The scientists set out interventions that should be considered for "immediate" introduction, including a short national "circuit-breaker" lockdown.

Nearly all university teaching moving online, banning household mixing and closure for all bars, restaurants, cafes and gyms were also suggested.

Downing Street issued a lengthy defence for not adopting the measures, saying the scientists agree that the economic impacts and harms of restrictions must also be considered.

Pressed on whether Mr Johnson was no longer following the science, the Prime Minister's official spokesman said: "The Government receives advice from a wide range of scientific experts and also from economists but it's ultimately for ministers to make decisions."

The spokesman insisted "robust and targeted" action was taken last month with the rule of six and the 10pm curfew, while the public was asked to work from home if they can.

The row came as No 10 warned regional leaders resisting entering the highest level of Mr Johnson's restrictions that the Government has the power to "impose" the measures.

So far, only the Liverpool City Region has agreed to sign up to Tier 3 restrictions, banning household mixing indoors and closing pubs unless they can operate as restaurants.

The spokesman declined to say which areas in the north and Yorkshire and Humber that the Government still wants to accept the severest restrictions.

But he added: "The Government does have the ability to impose measures if it's considered that's what's needed to reduce transmission, to safeguard the NHS and to save lives."
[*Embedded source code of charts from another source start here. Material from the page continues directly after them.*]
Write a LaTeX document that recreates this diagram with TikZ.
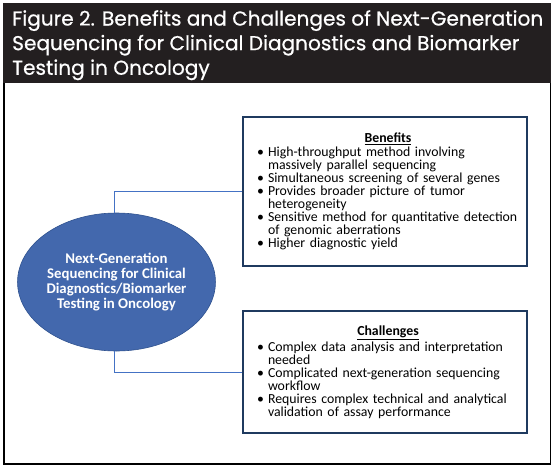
\documentclass[tikz,border=0pt]{standalone}
\usepackage{fontspec}
\setmainfont{Carlito}
\newfontfamily\titlefont[FakeBold=0.6]{Poppins}
\usepackage{enumitem}
\usetikzlibrary{shapes.geometric, positioning}
\definecolor{barBlack}{HTML}{231F20}
\definecolor{hubBlue}{HTML}{4368AD}
\definecolor{hubEdge}{HTML}{2F528F}
\definecolor{linkBlue}{HTML}{4472C4}
\definecolor{boxNavy}{HTML}{1F3A5F}
\tikzset{
    % Shapes
    titlebar/.style={fill=barBlack, draw=none},
    frame/.style={draw=black, line width=1.2pt},
    hub/.style={ellipse, draw=hubEdge, fill=hubBlue, line width=0.6pt,
                minimum width=173pt, minimum height=138pt, inner sep=0pt,
                align=center, text=white, font=\fontsize{14.8}{14.8}\selectfont\bfseries},
    infobox/.style={rectangle, draw=boxNavy, line width=1.3pt,
                    minimum width=284pt, text width=272pt, inner sep=0pt,
                    font=\fontsize{13.8}{13}\selectfont},
    % Flow & Labels
    link/.style={draw=linkBlue, line width=1pt},
    heading/.style={font=\titlefont\fontsize{20.1}{24.6}\selectfont, text=white, align=left,
                    inner sep=0pt}
}
\setlist[itemize]{nosep, leftmargin=19pt, labelsep=4pt, label=\textbullet}

\begin{document}
\begin{tikzpicture}[x=1pt, y=-1pt]
\useasboundingbox (0,0) rectangle (557,469);

\fill[titlebar] (3,3) rectangle (551,83);
\draw[frame] (4,83) -- (4,464) -- (550.5,464) -- (550.5,83);

\node[heading, anchor=north west] (title) at (12,10)
    {Figure 2. Benefits and Challenges of Next-Generation\\
     Sequencing for Clinical Diagnostics and Biomarker\\
     Testing in Oncology};

\node[hub] (ngs) at (116.5,282)
    {Next-Generation\\Sequencing for Clinical\\Diagnostics/Biomarker\\Testing in Oncology};

\node[infobox, minimum height=149pt] (ben) at (385,191.5) {%
    \centering\hspace*{6pt}\textbf{\underline{Benefits}}\par\vspace{1pt}
    \begin{itemize}
    \item High-throughput method involving\\massively parallel sequencing
    \item Simultaneous screening of several genes
    \item Provides broader picture of tumor\\heterogeneity
    \item Sensitive method for quantitative detection\\of genomic aberrations
    \item Higher diagnostic yield
    \end{itemize}};

\node[infobox, minimum height=122pt] (chal) at (385,372) {%
    \centering\hspace*{6pt}\textbf{\underline{Challenges}}\par\vspace{1pt}
    \begin{itemize}
    \item Complex data analysis and interpretation\\needed
    \item Complicated next-generation sequencing\\workflow
    \item Requires complex technical and analytical\\validation of assay performance
    \end{itemize}};

\draw[link] ([xshift=-2.5pt]ngs.north) |- (ben.west);
\draw[link] ([xshift=-2.5pt]ngs.south) |- (chal.west);

\end{tikzpicture}
\end{document}
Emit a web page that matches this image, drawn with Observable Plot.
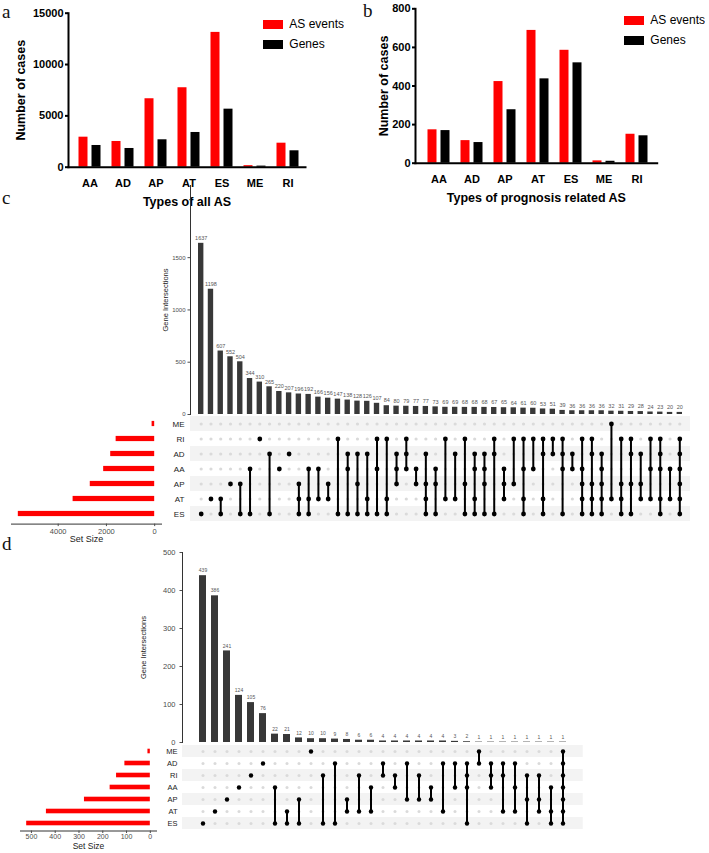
<!DOCTYPE html>
<html><head><meta charset="utf-8">
<script src="https://cdn.jsdelivr.net/npm/d3@7"></script>
<script src="https://cdn.jsdelivr.net/npm/@observablehq/plot@0.6"></script>
<style>
body{margin:0;background:#fff;}
#root{position:relative;width:709px;height:853px;overflow:hidden;font-family:"Liberation Sans",Arial,sans-serif;}
.letter{position:absolute;font-family:"Liberation Serif","DejaVu Serif",serif;font-size:19px;line-height:1;color:#111;}
</style></head><body><div id="root"></div>
<script>
// ---------- data ----------
const types = ["AA","AD","AP","AT","ES","ME","RI"];
const seriesNames = ["AS events","Genes"];
const seriesColors = ["#ff0000","#000000"];
const allEvents = [2924, 2505, 6667, 7739, 13130, 150, 2339];
const allGenes = [2115, 1823, 2670, 3382, 5653, 107, 1598];
const progEvents = [173, 117, 423, 688, 585, 12, 150];
const progGenes = [169, 107, 277, 437, 520, 10, 142];
const aTicks = [0, 5000, 10000, 15000];
const bTicks = [0, 200, 400, 600, 800];

const cRows = ["ME","RI","AD","AA","AP","AT","ES"];
const cSets = ["ES","AT","AT&ES","AP","AP&ES","AA&ES","RI","AD&ES","AA","AD",
  "AP&AT&ES","AA&AT&ES","AA&AT","AP&AT","RI&ES","AD&AA&ES","AD&AP&ES","AD&AT&ES","RI&AA&ES","RI&AT&ES",
  "AD&AA&AP","RI&AD&AA","AA&AP","AD&AP&AT&ES","AA&AP&ES","RI&AT","AD&AT","RI&AP&ES","AD&AA&AT&ES","AD&AA&AP&ES",
  "RI&AD&ES","AA&AP&AT","RI&AP","RI&AA&AT&ES","RI&AA","RI&AD&AT&ES","RI&AD","RI&AD&AA&ES","AD&AA","RI&AA&AP&AT&ES",
  "RI&AD&AP&AT&ES","AD&AA&AP&AT&ES","ME&AT","RI&AP&AT&ES","RI&AD&AP&ES","AD&AP&AT","RI&AA&AT","RI&AD&AA&AT&ES","AA&AT","RI&AD&AA&AP&AT&ES"];
const cCounts = [1637,1198,607,552,504,344,310,265,220,207,
  196,192,166,156,147,138,128,126,107,84,
  80,79,77,77,73,69,69,68,68,68,
  67,65,64,61,60,53,51,39,36,36,
  36,36,32,31,29,28,24,23,20,20];
const cBarTicks = [0, 500, 1000, 1500];
const cSizeTicks = [0, 2000, 4000];

const dRows = ["ME","AD","RI","AA","AP","AT","ES"];
const dSets = ["ES","AT","AP","AA","RI","AD","AA&ES","AT&ES","AP&ES","ME",
  "RI&ES","AD&ES","AP&AT","RI&AT","AA&AT","AD&RI","RI&AA","AD&AP","RI&AP","AA&AP",
  "AD&AT","AD&AA","AD&RI&AA&ES","ME&AD","AD&RI&AA","AD&RI&AT","AD&AA&AT","RI&AP&ES","RI&AP&AT","AA&AT&ES",
  "ME&AD&RI&AA&AP&AT&ES"];
const dCounts = [439,386,241,124,105,76,22,21,12,10,
  10,9,8,6,6,4,4,4,4,4,
  4,3,2,1,1,1,1,1,1,1,1];
const dBarTicks = [0, 100, 200, 300, 400, 500];
const dSizeTicks = [0, 100, 200, 300, 400, 500];

// ---------- helpers ----------
const FONT = '"Liberation Sans", Arial, Helvetica, sans-serif';
const root = document.getElementById("root");
function place(el, left, top) {
  el.style.position = "absolute";
  el.style.left = left + "px";
  el.style.top = top + "px";
  root.appendChild(el);
  return el;
}
function grouped(events, genes) {
  return types.flatMap((t, i) => [
    {type: t, series: seriesNames[0], value: events[i]},
    {type: t, series: seriesNames[1], value: genes[i]}
  ]);
}
function groupedChart(o) {
  const data = grouped(o.events, o.genes);
  return Plot.plot({
    width: o.width, height: o.height,
    marginLeft: o.ml, marginRight: o.mr, marginTop: o.mt, marginBottom: o.mb,
    style: {background: "transparent", fontFamily: FONT, fontSize: "11px", fontWeight: "bold", color: "#000", overflow: "visible"},
    x: {domain: types, paddingInner: 0.716, paddingOuter: 0.42, align: 0.56},
    y: {domain: [0, o.yMax]},
    color: {domain: seriesNames, range: seriesColors},
    marks: [
      Plot.barY(data.filter(d => d.series === seriesNames[0]), {x: "type", y: "value", fill: "series", dx: -6.5}),
      Plot.barY(data.filter(d => d.series === seriesNames[1]), {x: "type", y: "value", fill: "series", dx: 6.5}),
      Plot.frame({anchor: "left", strokeWidth: 2}),
      Plot.frame({anchor: "bottom", strokeWidth: 2}),
      Plot.axisY({ticks: o.ticks, tickFormat: "d", tickSize: 3, tickPadding: 2, strokeWidth: 2, label: null}),
      Plot.axisX({tickSize: 0, tickPadding: 12, label: null}),
      Plot.text([o.xTitle], {text: d => d, frameAnchor: "bottom", textAnchor: "middle", dy: o.xTitleDy, fontSize: 12.5}),
      Plot.text(["Number of cases"], {text: d => d, frameAnchor: "left", textAnchor: "middle", rotate: -90, dx: o.yTitleDx, fontSize: 12.5})
    ]
  });
}
function legendEl() {
  return Plot.legend({
    color: {domain: seriesNames, range: seriesColors},
    legend: "swatches", columns: 1, swatchWidth: 20, swatchHeight: 9,
    style: {fontFamily: FONT, fontSize: "12px", lineHeight: "19px", fontWeight: "normal", color: "#000", margin: "0", width: "110px", background: "transparent"}
  });
}
function upsetData(rows, sets, counts) {
  const cols = counts.map((count, i) => ({id: i, count, members: sets[i].split("&")}));
  const members = cols.flatMap(c => c.members.map(row => ({id: c.id, row})));
  const grid = cols.flatMap(c => rows.map(row => ({id: c.id, row})));
  return {cols, members, grid, ids: cols.map(c => c.id)};
}
function barsChart(o) {
  return Plot.plot({
    width: o.width, height: o.height,
    marginLeft: o.ml, marginRight: o.mr, marginTop: o.mt, marginBottom: o.mb,
    style: {background: "transparent", fontFamily: FONT, overflow: "visible"},
    x: {type: "band", domain: o.u.ids, paddingInner: o.pi, paddingOuter: o.po, axis: null},
    y: {domain: [0, o.yMax]},
    marks: [
      Plot.barY(o.u.cols, {x: "id", y: "count", fill: "#383838"}),
      Plot.text(o.u.cols, {x: "id", y: "count", text: d => String(d.count), dy: -5, fontSize: o.valueSize, fill: "#555"}),
      Plot.frame({anchor: "left", stroke: "#333"}),
      Plot.axisY({ticks: o.ticks, tickFormat: "d", tickSize: 2.5, tickPadding: o.tp, fontSize: o.tickSize, color: "#4d4d4d", label: null}),
      Plot.text(["Gene Intersections"], {text: d => d, frameAnchor: "left", textAnchor: "middle", rotate: -90, dx: o.labelDx, fontSize: o.labelSize, fill: "#222"})
    ]
  });
}
function matrixChart(o) {
  return Plot.plot({
    width: o.width, height: o.height,
    marginLeft: o.ml, marginRight: o.mr, marginTop: o.mt, marginBottom: o.mb,
    style: {background: "transparent", fontFamily: FONT, overflow: "visible"},
    x: {type: "band", domain: o.u.ids, paddingInner: o.pi, paddingOuter: o.po, axis: null},
    y: {domain: o.rows, padding: 0},
    marks: [
      Plot.cell(o.rows.filter((r, i) => i % 2 === 0), {y: d => d, fill: "#f3f3f3"}),
      Plot.dot(o.u.grid, {x: "id", y: "row", r: o.r0, fill: "#dadada"}),
      Plot.line(o.u.members, {x: "id", y: "row", z: "id", stroke: "#000", strokeWidth: 2}),
      Plot.dot(o.u.members, {x: "id", y: "row", r: o.r1, fill: "#000"}),
      Plot.axisY({tickSize: 0, tickPadding: o.tp, fontSize: o.fs, color: "#222", label: null})
    ]
  });
}
function sizeChart(o) {
  const sizes = o.rows.map(row => ({row, size: o.genes[types.indexOf(row)]}));
  const maxV = d3.max(sizes, d => d.size);
  return Plot.plot({
    width: o.width, height: o.height,
    marginLeft: o.ml, marginRight: o.mr, marginTop: o.mt, marginBottom: o.mb,
    style: {background: "transparent", fontFamily: FONT, overflow: "visible"},
    x: {domain: [-0.05 * maxV, 1.05 * maxV], reverse: true},
    y: {domain: o.rows, padding: 0, axis: null},
    marks: [
      Plot.barX(sizes, {x: "size", y: "row", fill: "#ff0000", insetTop: o.inset, insetBottom: o.inset}),
      Plot.frame({anchor: "bottom", stroke: "#333"}),
      Plot.axisX({ticks: o.ticks, tickFormat: "d", tickSize: 2.5, tickPadding: o.tp, fontSize: o.fs, color: "#4d4d4d", label: null}),
      Plot.text(["Set Size"], {text: d => d, frameAnchor: "bottom", textAnchor: "middle", dy: o.titleDy, fontSize: o.titleSize, fill: "#222"})
    ]
  });
}

// ---------- panel a ----------
place(groupedChart({events: allEvents, genes: allGenes, yMax: 15000, ticks: aTicks,
  width: 355, height: 215, ml: 68, mr: 50, mt: 12.7, mb: 48.3,
  xTitle: "Types of all AS", xTitleDy: 38.5, yTitleDx: -48}), 0, 0);
place(legendEl(), 263.3, 14.5);

// ---------- panel b ----------
place(groupedChart({events: progEvents, genes: progGenes, yMax: 800, ticks: bTicks,
  width: 354, height: 215, ml: 60, mr: 52.3, mt: 8.3, mb: 52.3,
  xTitle: "Types of prognosis related AS", xTitleDy: 39, yTitleDx: -31.7}), 355, 0);
place(legendEl(), 624.3, 10.5);

// ---------- panel c ----------
const uc = upsetData(cRows, cSets, cCounts);
place(matrixChart({u: uc, rows: cRows, width: 569, height: 125, ml: 50, mr: 19, mt: 7.8, mb: 6.4,
  pi: 0.45, po: 0.82, r0: 1.6, r1: 2.4, tp: 6, fs: 8}), 140, 405);
place(barsChart({u: uc, width: 569, height: 236, ml: 50, mr: 19, mt: 5, mb: 2,
  pi: 0.45, po: 0.82, yMax: 2190, ticks: cBarTicks, tp: 2.5, tickSize: 6, valueSize: 5.5,
  labelDx: -25, labelSize: 7.5}), 140, 180);
place(sizeChart({rows: cRows, genes: allGenes, width: 190, height: 148, ml: 11, mr: 29, mt: 7.8, mb: 29.4,
  inset: 4.9, ticks: cSizeTicks, fs: 7.5, tp: 2, titleDy: 18, titleSize: 9}), 0, 405);

// ---------- panel d ----------
const ud = upsetData(dRows, dSets, dCounts);
place(matrixChart({u: ud, rows: dRows, width: 609, height: 95, ml: 82, mr: 126.3, mt: 3.8, mb: 4.5,
  pi: 0.42, po: 0.5, r0: 1.5, r1: 2.2, tp: 5, fs: 7.5}), 100, 740);
place(barsChart({u: ud, width: 609, height: 199, ml: 82, mr: 126.3, mt: 7, mb: 2,
  pi: 0.42, po: 0.5, yMax: 500, ticks: dBarTicks, tp: 4.5, tickSize: 7.5, valueSize: 5,
  labelDx: -39, labelSize: 7.5}), 100, 545);
place(sizeChart({rows: dRows, genes: progGenes, width: 182, height: 113, ml: 20, mr: 26, mt: 3.8, mb: 22.5,
  inset: 3.7, ticks: dSizeTicks, fs: 7, tp: 1, titleDy: 17.6, titleSize: 8.5}), 0, 740);

// ---------- panel letters ----------
[["a", 2, 2], ["b", 363, 1], ["c", 2, 188], ["d", 2, 534]].forEach(([t, x, y]) => {
  const s = document.createElement("div");
  s.className = "letter";
  s.textContent = t;
  s.style.left = x + "px";
  s.style.top = y + "px";
  root.appendChild(s);
});
</script></body></html>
Mr Johnson on Monday set out the new system in England which will see areas put into different categories labelled as medium, high or very high risk.

The medium level maintains current national restrictions, high-risk areas will see households banned from mixing indoors, and the third tier will see harsher restrictions including the closure of pubs – unless they can operate as a restaurant.

Scotland's First Minister Nicola Sturgeon said England's tiered system would "give an idea" of a similar scheme she is developing, which could come into effect when stricter measures are due to be eased on October 25.

Welsh First Minister Mark Drakeford said he was "deeply disappointed" that Mr Johnson had not imposed an outright ban on travel from "very high" alert areas and is considering whether to take further action – which could include effectively closing the border.

In Northern Ireland, regulations currently prevent mixing of households, with exceptions for those "bubbling" with another household, and up to six people from up to two households can meet outdoors in a private garden.